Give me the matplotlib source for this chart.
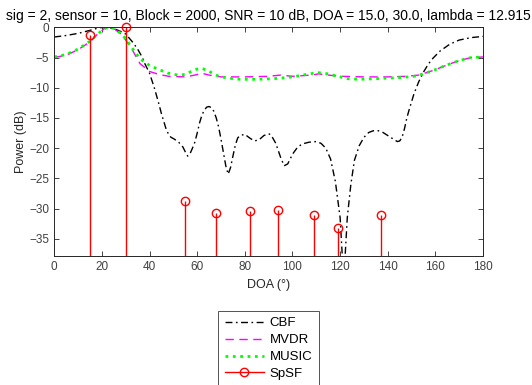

* * *

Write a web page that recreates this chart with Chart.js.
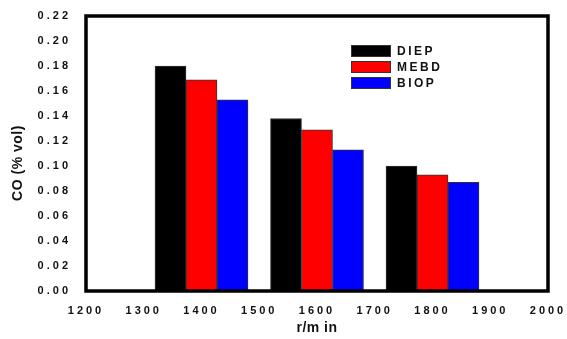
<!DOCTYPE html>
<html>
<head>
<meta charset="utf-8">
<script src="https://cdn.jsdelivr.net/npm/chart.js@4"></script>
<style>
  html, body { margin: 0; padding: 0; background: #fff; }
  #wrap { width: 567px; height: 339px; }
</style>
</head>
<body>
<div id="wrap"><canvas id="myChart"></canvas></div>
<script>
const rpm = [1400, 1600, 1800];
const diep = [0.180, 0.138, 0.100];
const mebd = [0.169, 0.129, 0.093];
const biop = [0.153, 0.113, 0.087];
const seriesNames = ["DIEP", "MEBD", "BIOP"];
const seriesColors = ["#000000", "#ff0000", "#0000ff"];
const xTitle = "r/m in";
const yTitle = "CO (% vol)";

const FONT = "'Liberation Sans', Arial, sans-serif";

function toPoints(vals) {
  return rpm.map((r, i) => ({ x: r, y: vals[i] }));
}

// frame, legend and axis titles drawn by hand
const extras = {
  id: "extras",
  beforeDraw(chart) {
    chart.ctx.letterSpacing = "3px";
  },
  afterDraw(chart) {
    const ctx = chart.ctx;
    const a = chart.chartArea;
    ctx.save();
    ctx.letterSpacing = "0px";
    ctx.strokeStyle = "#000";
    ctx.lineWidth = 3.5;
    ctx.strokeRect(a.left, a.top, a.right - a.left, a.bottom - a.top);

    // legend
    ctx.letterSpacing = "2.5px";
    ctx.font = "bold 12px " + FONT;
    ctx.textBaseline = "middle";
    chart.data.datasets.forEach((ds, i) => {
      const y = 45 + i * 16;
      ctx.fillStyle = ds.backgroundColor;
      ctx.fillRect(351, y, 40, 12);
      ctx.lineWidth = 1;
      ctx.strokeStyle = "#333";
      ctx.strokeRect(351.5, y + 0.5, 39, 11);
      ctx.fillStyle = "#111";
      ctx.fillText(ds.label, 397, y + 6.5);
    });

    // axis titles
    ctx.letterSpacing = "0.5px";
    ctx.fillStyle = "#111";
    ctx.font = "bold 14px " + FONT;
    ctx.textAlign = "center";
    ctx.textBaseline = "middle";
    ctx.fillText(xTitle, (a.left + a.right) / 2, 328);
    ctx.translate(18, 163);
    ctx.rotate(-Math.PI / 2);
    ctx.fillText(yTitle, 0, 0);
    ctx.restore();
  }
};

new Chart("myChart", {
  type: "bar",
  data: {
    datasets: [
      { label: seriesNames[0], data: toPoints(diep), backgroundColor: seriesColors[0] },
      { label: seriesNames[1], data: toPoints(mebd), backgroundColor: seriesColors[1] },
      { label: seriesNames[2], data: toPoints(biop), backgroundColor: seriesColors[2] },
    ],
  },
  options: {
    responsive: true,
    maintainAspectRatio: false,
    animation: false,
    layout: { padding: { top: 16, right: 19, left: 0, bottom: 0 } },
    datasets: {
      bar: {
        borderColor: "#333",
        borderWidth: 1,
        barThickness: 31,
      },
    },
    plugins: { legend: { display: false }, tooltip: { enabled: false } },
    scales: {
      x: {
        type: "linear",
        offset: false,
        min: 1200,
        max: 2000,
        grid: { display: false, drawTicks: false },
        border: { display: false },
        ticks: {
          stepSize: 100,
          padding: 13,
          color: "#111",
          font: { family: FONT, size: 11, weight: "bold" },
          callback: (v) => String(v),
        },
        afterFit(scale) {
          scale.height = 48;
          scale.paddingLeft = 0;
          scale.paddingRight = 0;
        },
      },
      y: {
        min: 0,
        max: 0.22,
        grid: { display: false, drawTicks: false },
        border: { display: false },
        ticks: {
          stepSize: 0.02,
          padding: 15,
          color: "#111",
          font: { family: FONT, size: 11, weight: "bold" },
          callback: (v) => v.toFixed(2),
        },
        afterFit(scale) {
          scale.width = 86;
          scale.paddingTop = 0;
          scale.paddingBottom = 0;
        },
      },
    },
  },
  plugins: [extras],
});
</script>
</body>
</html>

* * *

Report how many lines of the records above contain the word "this", and give only that number.

Solved problem →
2